Directions: Please transcribe the data below exactly. Leave the pictures out.

Given material:
※ ※ ※
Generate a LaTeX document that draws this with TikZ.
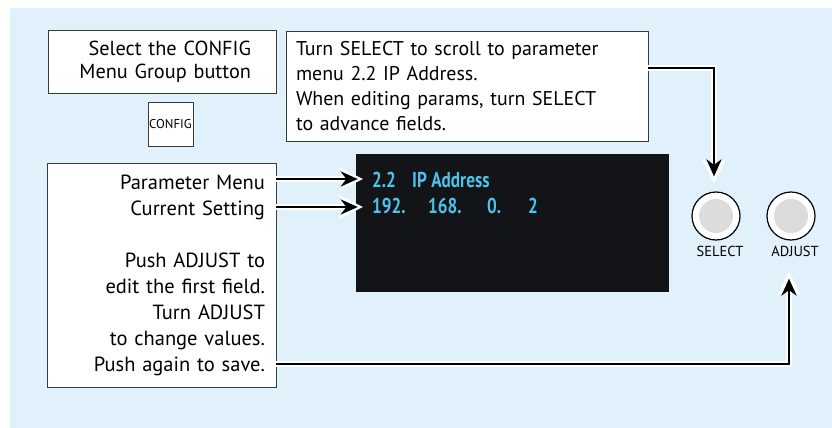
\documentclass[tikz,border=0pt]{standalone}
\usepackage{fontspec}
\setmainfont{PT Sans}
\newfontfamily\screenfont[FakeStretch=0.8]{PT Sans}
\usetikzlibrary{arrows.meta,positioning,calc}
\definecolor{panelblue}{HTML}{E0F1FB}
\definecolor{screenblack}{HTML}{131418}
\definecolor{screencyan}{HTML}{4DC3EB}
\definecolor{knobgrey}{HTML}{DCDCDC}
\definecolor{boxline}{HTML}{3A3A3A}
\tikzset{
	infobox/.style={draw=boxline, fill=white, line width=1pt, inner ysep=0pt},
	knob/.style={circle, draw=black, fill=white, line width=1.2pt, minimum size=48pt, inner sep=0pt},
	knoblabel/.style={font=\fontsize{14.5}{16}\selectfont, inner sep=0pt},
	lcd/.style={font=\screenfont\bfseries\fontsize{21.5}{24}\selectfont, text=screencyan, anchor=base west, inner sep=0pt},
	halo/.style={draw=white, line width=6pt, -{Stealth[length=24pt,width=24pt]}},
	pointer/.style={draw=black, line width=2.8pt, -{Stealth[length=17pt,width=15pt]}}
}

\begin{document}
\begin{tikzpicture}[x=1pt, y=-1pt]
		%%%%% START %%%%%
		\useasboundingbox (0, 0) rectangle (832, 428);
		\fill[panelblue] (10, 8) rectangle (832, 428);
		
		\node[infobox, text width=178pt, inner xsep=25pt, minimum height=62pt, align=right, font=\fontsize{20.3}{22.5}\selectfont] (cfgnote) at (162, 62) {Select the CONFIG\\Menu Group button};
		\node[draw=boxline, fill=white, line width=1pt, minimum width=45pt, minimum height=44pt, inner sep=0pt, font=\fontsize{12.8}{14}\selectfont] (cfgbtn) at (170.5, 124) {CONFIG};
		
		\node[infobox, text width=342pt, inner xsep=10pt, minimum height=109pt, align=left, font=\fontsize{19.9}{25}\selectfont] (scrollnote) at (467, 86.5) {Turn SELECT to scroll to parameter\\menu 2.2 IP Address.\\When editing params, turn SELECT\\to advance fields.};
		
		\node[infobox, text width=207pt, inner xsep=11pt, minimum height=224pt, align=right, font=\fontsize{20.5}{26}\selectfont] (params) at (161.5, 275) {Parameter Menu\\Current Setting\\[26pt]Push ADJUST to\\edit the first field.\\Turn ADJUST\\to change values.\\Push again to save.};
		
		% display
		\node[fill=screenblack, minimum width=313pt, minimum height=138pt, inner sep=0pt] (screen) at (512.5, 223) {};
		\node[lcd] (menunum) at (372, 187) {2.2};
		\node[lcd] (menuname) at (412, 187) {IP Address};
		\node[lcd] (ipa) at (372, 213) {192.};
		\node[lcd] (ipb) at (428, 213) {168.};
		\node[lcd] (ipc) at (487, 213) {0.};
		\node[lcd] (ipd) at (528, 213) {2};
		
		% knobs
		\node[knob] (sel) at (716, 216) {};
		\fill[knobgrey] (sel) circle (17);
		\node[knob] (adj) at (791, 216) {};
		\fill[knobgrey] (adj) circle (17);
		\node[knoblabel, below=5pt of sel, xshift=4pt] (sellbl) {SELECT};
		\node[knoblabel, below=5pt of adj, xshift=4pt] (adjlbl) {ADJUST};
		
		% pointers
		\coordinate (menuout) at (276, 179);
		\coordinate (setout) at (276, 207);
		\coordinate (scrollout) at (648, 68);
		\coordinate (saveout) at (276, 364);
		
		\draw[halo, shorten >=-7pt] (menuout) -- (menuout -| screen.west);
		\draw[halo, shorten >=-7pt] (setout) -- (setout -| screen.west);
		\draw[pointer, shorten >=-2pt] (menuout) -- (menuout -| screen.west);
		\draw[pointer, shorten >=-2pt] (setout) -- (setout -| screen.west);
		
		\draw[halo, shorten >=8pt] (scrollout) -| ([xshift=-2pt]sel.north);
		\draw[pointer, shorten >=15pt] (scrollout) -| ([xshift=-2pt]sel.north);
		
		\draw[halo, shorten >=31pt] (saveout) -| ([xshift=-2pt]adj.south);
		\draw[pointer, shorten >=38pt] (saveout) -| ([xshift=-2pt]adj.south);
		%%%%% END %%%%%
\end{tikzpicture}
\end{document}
※ ※ ※
Task output:
Generate a LaTeX document that draws this with TikZ.
\documentclass[tikz,border=0pt]{standalone}
\usepackage{fontspec}
\setmainfont{PT Sans}
\newfontfamily\screenfont[FakeStretch=0.8]{PT Sans}
\usetikzlibrary{arrows.meta,positioning,calc}
\definecolor{panelblue}{HTML}{E0F1FB}
\definecolor{screenblack}{HTML}{131418}
\definecolor{screencyan}{HTML}{4DC3EB}
\definecolor{knobgrey}{HTML}{DCDCDC}
\definecolor{boxline}{HTML}{3A3A3A}
\tikzset{
	infobox/.style={draw=boxline, fill=white, line width=1pt, inner ysep=0pt},
	knob/.style={circle, draw=black, fill=white, line width=1.2pt, minimum size=48pt, inner sep=0pt},
	knoblabel/.style={font=\fontsize{14.5}{16}\selectfont, inner sep=0pt},
	lcd/.style={font=\screenfont\bfseries\fontsize{21.5}{24}\selectfont, text=screencyan, anchor=base west, inner sep=0pt},
	halo/.style={draw=white, line width=6pt, -{Stealth[length=24pt,width=24pt]}},
	pointer/.style={draw=black, line width=2.8pt, -{Stealth[length=17pt,width=15pt]}}
}

\begin{document}
\begin{tikzpicture}[x=1pt, y=-1pt]
		%%%%% START %%%%%
		\useasboundingbox (0, 0) rectangle (832, 428);
		\fill[panelblue] (10, 8) rectangle (832, 428);
		
		\node[infobox, text width=178pt, inner xsep=25pt, minimum height=62pt, align=right, font=\fontsize{20.3}{22.5}\selectfont] (cfgnote) at (162, 62) {Select the CONFIG\\Menu Group button};
		\node[draw=boxline, fill=white, line width=1pt, minimum width=45pt, minimum height=44pt, inner sep=0pt, font=\fontsize{12.8}{14}\selectfont] (cfgbtn) at (170.5, 124) {CONFIG};
		
		\node[infobox, text width=342pt, inner xsep=10pt, minimum height=109pt, align=left, font=\fontsize{19.9}{25}\selectfont] (scrollnote) at (467, 86.5) {Turn SELECT to scroll to parameter\\menu 2.2 IP Address.\\When editing params, turn SELECT\\to advance fields.};
		
		\node[infobox, text width=207pt, inner xsep=11pt, minimum height=224pt, align=right, font=\fontsize{20.5}{26}\selectfont] (params) at (161.5, 275) {Parameter Menu\\Current Setting\\[26pt]Push ADJUST to\\edit the first field.\\Turn ADJUST\\to change values.\\Push again to save.};
		
		% display
		\node[fill=screenblack, minimum width=313pt, minimum height=138pt, inner sep=0pt] (screen) at (512.5, 223) {};
		\node[lcd] (menunum) at (372, 187) {2.2};
		\node[lcd] (menuname) at (412, 187) {IP Address};
		\node[lcd] (ipa) at (372, 213) {192.};
		\node[lcd] (ipb) at (428, 213) {168.};
		\node[lcd] (ipc) at (487, 213) {0.};
		\node[lcd] (ipd) at (528, 213) {2};
		
		% knobs
		\node[knob] (sel) at (716, 216) {};
		\fill[knobgrey] (sel) circle (17);
		\node[knob] (adj) at (791, 216) {};
		\fill[knobgrey] (adj) circle (17);
		\node[knoblabel, below=5pt of sel, xshift=4pt] (sellbl) {SELECT};
		\node[knoblabel, below=5pt of adj, xshift=4pt] (adjlbl) {ADJUST};
		
		% pointers
		\coordinate (menuout) at (276, 179);
		\coordinate (setout) at (276, 207);
		\coordinate (scrollout) at (648, 68);
		\coordinate (saveout) at (276, 364);
		
		\draw[halo, shorten >=-7pt] (menuout) -- (menuout -| screen.west);
		\draw[halo, shorten >=-7pt] (setout) -- (setout -| screen.west);
		\draw[pointer, shorten >=-2pt] (menuout) -- (menuout -| screen.west);
		\draw[pointer, shorten >=-2pt] (setout) -- (setout -| screen.west);
		
		\draw[halo, shorten >=8pt] (scrollout) -| ([xshift=-2pt]sel.north);
		\draw[pointer, shorten >=15pt] (scrollout) -| ([xshift=-2pt]sel.north);
		
		\draw[halo, shorten >=31pt] (saveout) -| ([xshift=-2pt]adj.south);
		\draw[pointer, shorten >=38pt] (saveout) -| ([xshift=-2pt]adj.south);
		%%%%% END %%%%%
\end{tikzpicture}
\end{document}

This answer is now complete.